Parlamentares do PT do Rio classificam como chantagem as posições do PMDB fluminense. Lindbergh Farias rebateu as críticas de Cabral:
— Eu não perco mais um segundo da minha vida respondendo a essa chantagem. O PMDB não manda no PT do Rio. O PT vai ter candidato e ponto.
O deputado Alessandro Molon (PT-RJ) seguiu na mesma linha:
— Um governador de estado mandar recado para chantagear a presidenta da República é algo deplorável. É uma ameaça inaceitável, que tem como único objetivo retirar do PT o direito legítimo de ter candidato próprio. (Colaborou Flávia Barbosa, de Washington)
Um comentário:
A resistência de Cabral em relação às arbitrariedades do Governo Federal apesar de tardia é fundamental para seu futuro político.
Sua reação tíbia à investida do Executivo contra os direitos dos royalties do RJ no Pré-Sal abriu as porteiras para a pilhagem de nossas receitas por um Congresso ávido de recursos represados em Brasília derrubando o estabelecido em contratos anteriores com nosso Estado.
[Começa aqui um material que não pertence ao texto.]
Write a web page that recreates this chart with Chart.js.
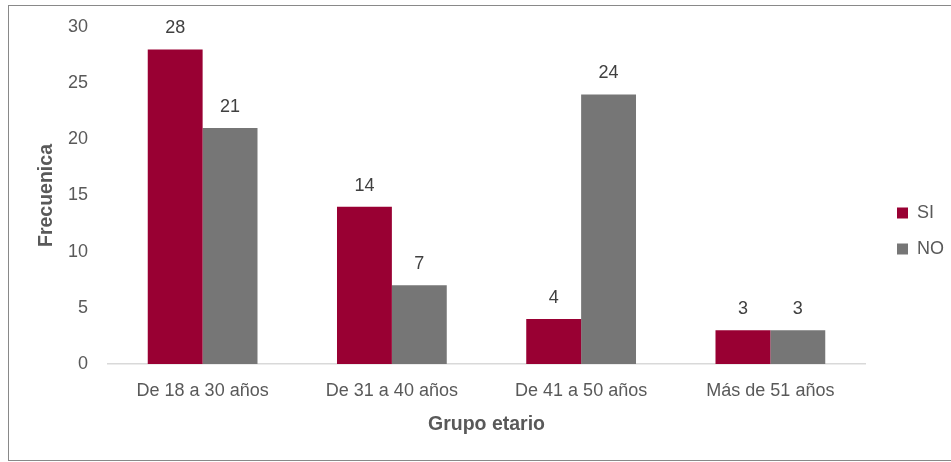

Agora que o PT tenta desferir o golpe de misericórdia em sua hegemônia política com um candidato próprio, finalmente Cabral se dá conta de que resistir é o único caminho para a sobrevivência.
Seu aceno para Aécio mostra que a liderança do Eduardo Campos na campanha do assalto ao Rio não será esquecida por aquí.
O outro Eduardo, líder do PMDB na Câmara, é um aglutinador indispensável neste cerco à DB (Ditadura Brasiliense) sôbre os Estados.